* _SUPPLIED DATA_

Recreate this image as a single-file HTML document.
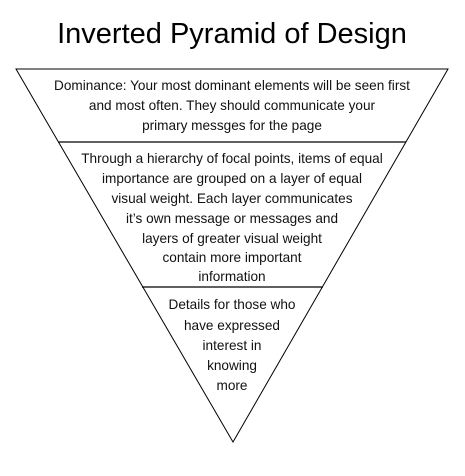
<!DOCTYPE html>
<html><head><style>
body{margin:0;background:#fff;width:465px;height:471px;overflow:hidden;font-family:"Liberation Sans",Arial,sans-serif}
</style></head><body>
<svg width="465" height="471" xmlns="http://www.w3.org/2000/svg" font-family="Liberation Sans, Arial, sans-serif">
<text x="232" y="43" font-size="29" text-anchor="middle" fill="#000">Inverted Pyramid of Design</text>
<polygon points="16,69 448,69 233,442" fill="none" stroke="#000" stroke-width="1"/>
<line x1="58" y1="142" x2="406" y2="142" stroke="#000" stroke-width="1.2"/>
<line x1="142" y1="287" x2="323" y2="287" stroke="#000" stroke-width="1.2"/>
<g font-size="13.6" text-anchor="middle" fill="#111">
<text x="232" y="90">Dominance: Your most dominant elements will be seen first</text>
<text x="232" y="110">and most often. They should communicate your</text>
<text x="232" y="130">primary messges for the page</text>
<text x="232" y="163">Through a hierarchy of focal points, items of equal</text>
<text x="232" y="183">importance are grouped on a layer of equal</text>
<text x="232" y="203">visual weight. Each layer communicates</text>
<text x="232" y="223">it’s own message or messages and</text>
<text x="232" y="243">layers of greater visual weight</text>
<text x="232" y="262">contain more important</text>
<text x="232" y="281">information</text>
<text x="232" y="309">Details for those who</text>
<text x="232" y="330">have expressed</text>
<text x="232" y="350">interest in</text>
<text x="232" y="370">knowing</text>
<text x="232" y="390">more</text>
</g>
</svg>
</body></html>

* _TASK PROMPT_
Give an exact copy of the material, leaving out every picture.

* _ANSWER TO THE PROBLEM_
Recreate this image as a single-file HTML document.
<!DOCTYPE html>
<html><head><style>
body{margin:0;background:#fff;width:465px;height:471px;overflow:hidden;font-family:"Liberation Sans",Arial,sans-serif}
</style></head><body>
<svg width="465" height="471" xmlns="http://www.w3.org/2000/svg" font-family="Liberation Sans, Arial, sans-serif">
<text x="232" y="43" font-size="29" text-anchor="middle" fill="#000">Inverted Pyramid of Design</text>
<polygon points="16,69 448,69 233,442" fill="none" stroke="#000" stroke-width="1"/>
<line x1="58" y1="142" x2="406" y2="142" stroke="#000" stroke-width="1.2"/>
<line x1="142" y1="287" x2="323" y2="287" stroke="#000" stroke-width="1.2"/>
<g font-size="13.6" text-anchor="middle" fill="#111">
<text x="232" y="90">Dominance: Your most dominant elements will be seen first</text>
<text x="232" y="110">and most often. They should communicate your</text>
<text x="232" y="130">primary messges for the page</text>
<text x="232" y="163">Through a hierarchy of focal points, items of equal</text>
<text x="232" y="183">importance are grouped on a layer of equal</text>
<text x="232" y="203">visual weight. Each layer communicates</text>
<text x="232" y="223">it’s own message or messages and</text>
<text x="232" y="243">layers of greater visual weight</text>
<text x="232" y="262">contain more important</text>
<text x="232" y="281">information</text>
<text x="232" y="309">Details for those who</text>
<text x="232" y="330">have expressed</text>
<text x="232" y="350">interest in</text>
<text x="232" y="370">knowing</text>
<text x="232" y="390">more</text>
</g>
</svg>
</body></html>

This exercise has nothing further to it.